PROBLEM TO WORK ON: All the data must come back unchanged, except that pictures are left out.

________

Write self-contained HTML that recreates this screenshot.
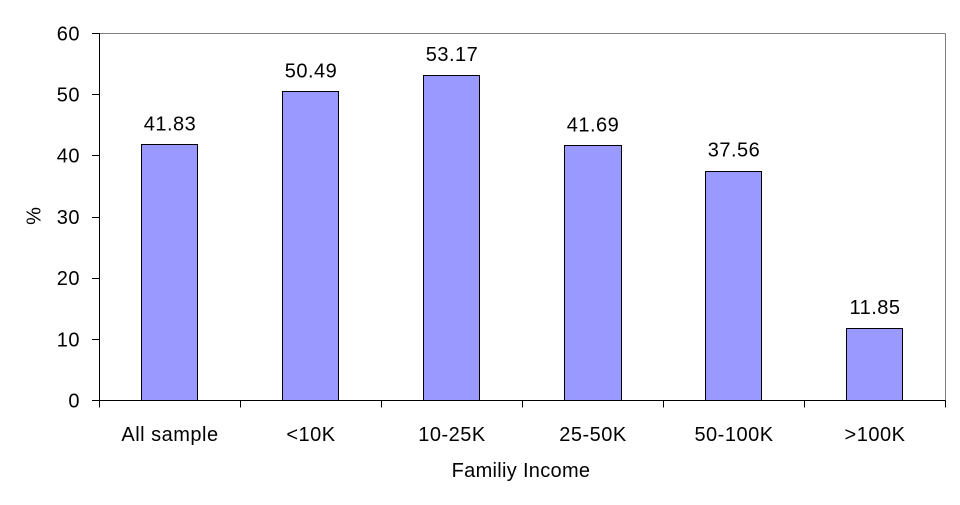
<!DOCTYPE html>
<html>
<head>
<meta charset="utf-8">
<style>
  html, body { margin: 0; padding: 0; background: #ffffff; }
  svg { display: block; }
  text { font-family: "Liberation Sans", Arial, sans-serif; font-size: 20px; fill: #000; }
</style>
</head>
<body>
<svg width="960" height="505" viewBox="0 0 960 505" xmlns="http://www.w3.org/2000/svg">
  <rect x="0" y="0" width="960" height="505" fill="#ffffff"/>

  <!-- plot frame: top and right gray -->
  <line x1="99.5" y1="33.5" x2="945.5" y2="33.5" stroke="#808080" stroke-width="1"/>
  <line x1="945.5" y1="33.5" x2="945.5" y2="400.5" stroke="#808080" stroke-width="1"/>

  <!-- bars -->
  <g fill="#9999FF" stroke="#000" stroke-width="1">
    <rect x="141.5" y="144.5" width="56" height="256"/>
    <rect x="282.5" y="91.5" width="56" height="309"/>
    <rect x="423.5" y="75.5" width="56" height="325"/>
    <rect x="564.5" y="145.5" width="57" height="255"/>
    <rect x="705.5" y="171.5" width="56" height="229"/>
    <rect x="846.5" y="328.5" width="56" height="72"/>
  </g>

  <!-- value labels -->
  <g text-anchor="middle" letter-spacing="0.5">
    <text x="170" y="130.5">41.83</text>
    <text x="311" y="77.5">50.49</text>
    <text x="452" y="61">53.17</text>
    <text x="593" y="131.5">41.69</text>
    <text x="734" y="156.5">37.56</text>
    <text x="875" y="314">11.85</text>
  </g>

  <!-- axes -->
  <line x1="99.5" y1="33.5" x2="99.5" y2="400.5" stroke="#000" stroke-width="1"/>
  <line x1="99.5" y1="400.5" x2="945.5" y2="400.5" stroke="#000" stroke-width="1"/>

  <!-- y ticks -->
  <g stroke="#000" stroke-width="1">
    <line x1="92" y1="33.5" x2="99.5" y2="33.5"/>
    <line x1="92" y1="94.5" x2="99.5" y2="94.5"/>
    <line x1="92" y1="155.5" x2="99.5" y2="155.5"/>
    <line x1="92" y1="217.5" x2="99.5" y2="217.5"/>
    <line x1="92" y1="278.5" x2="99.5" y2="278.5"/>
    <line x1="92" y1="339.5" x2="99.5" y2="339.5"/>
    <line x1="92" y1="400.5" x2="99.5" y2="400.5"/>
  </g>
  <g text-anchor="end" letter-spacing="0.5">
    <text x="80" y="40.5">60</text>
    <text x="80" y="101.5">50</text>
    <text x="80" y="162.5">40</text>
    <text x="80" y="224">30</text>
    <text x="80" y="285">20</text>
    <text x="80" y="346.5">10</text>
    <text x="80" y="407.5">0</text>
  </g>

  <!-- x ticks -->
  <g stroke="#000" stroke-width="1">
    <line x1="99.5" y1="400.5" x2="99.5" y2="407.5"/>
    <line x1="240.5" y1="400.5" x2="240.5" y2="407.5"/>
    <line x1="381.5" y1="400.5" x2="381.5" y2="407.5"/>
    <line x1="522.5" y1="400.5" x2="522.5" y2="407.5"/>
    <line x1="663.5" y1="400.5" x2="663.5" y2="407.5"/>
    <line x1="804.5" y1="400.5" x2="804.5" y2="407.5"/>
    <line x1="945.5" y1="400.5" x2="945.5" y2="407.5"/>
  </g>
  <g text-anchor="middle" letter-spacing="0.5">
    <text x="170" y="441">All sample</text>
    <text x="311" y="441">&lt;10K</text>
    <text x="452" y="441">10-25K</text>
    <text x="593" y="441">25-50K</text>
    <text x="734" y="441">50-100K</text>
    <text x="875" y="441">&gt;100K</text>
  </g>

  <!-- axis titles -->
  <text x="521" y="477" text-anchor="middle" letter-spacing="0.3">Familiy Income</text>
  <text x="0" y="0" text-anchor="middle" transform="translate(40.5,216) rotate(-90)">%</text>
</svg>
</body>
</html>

________

WRITTEN RESPONSE:
Write self-contained HTML that recreates this screenshot.
<!DOCTYPE html>
<html>
<head>
<meta charset="utf-8">
<style>
  html, body { margin: 0; padding: 0; background: #ffffff; }
  svg { display: block; }
  text { font-family: "Liberation Sans", Arial, sans-serif; font-size: 20px; fill: #000; }
</style>
</head>
<body>
<svg width="960" height="505" viewBox="0 0 960 505" xmlns="http://www.w3.org/2000/svg">
  <rect x="0" y="0" width="960" height="505" fill="#ffffff"/>

  <!-- plot frame: top and right gray -->
  <line x1="99.5" y1="33.5" x2="945.5" y2="33.5" stroke="#808080" stroke-width="1"/>
  <line x1="945.5" y1="33.5" x2="945.5" y2="400.5" stroke="#808080" stroke-width="1"/>

  <!-- bars -->
  <g fill="#9999FF" stroke="#000" stroke-width="1">
    <rect x="141.5" y="144.5" width="56" height="256"/>
    <rect x="282.5" y="91.5" width="56" height="309"/>
    <rect x="423.5" y="75.5" width="56" height="325"/>
    <rect x="564.5" y="145.5" width="57" height="255"/>
    <rect x="705.5" y="171.5" width="56" height="229"/>
    <rect x="846.5" y="328.5" width="56" height="72"/>
  </g>

  <!-- value labels -->
  <g text-anchor="middle" letter-spacing="0.5">
    <text x="170" y="130.5">41.83</text>
    <text x="311" y="77.5">50.49</text>
    <text x="452" y="61">53.17</text>
    <text x="593" y="131.5">41.69</text>
    <text x="734" y="156.5">37.56</text>
    <text x="875" y="314">11.85</text>
  </g>

  <!-- axes -->
  <line x1="99.5" y1="33.5" x2="99.5" y2="400.5" stroke="#000" stroke-width="1"/>
  <line x1="99.5" y1="400.5" x2="945.5" y2="400.5" stroke="#000" stroke-width="1"/>

  <!-- y ticks -->
  <g stroke="#000" stroke-width="1">
    <line x1="92" y1="33.5" x2="99.5" y2="33.5"/>
    <line x1="92" y1="94.5" x2="99.5" y2="94.5"/>
    <line x1="92" y1="155.5" x2="99.5" y2="155.5"/>
    <line x1="92" y1="217.5" x2="99.5" y2="217.5"/>
    <line x1="92" y1="278.5" x2="99.5" y2="278.5"/>
    <line x1="92" y1="339.5" x2="99.5" y2="339.5"/>
    <line x1="92" y1="400.5" x2="99.5" y2="400.5"/>
  </g>
  <g text-anchor="end" letter-spacing="0.5">
    <text x="80" y="40.5">60</text>
    <text x="80" y="101.5">50</text>
    <text x="80" y="162.5">40</text>
    <text x="80" y="224">30</text>
    <text x="80" y="285">20</text>
    <text x="80" y="346.5">10</text>
    <text x="80" y="407.5">0</text>
  </g>

  <!-- x ticks -->
  <g stroke="#000" stroke-width="1">
    <line x1="99.5" y1="400.5" x2="99.5" y2="407.5"/>
    <line x1="240.5" y1="400.5" x2="240.5" y2="407.5"/>
    <line x1="381.5" y1="400.5" x2="381.5" y2="407.5"/>
    <line x1="522.5" y1="400.5" x2="522.5" y2="407.5"/>
    <line x1="663.5" y1="400.5" x2="663.5" y2="407.5"/>
    <line x1="804.5" y1="400.5" x2="804.5" y2="407.5"/>
    <line x1="945.5" y1="400.5" x2="945.5" y2="407.5"/>
  </g>
  <g text-anchor="middle" letter-spacing="0.5">
    <text x="170" y="441">All sample</text>
    <text x="311" y="441">&lt;10K</text>
    <text x="452" y="441">10-25K</text>
    <text x="593" y="441">25-50K</text>
    <text x="734" y="441">50-100K</text>
    <text x="875" y="441">&gt;100K</text>
  </g>

  <!-- axis titles -->
  <text x="521" y="477" text-anchor="middle" letter-spacing="0.3">Familiy Income</text>
  <text x="0" y="0" text-anchor="middle" transform="translate(40.5,216) rotate(-90)">%</text>
</svg>
</body>
</html>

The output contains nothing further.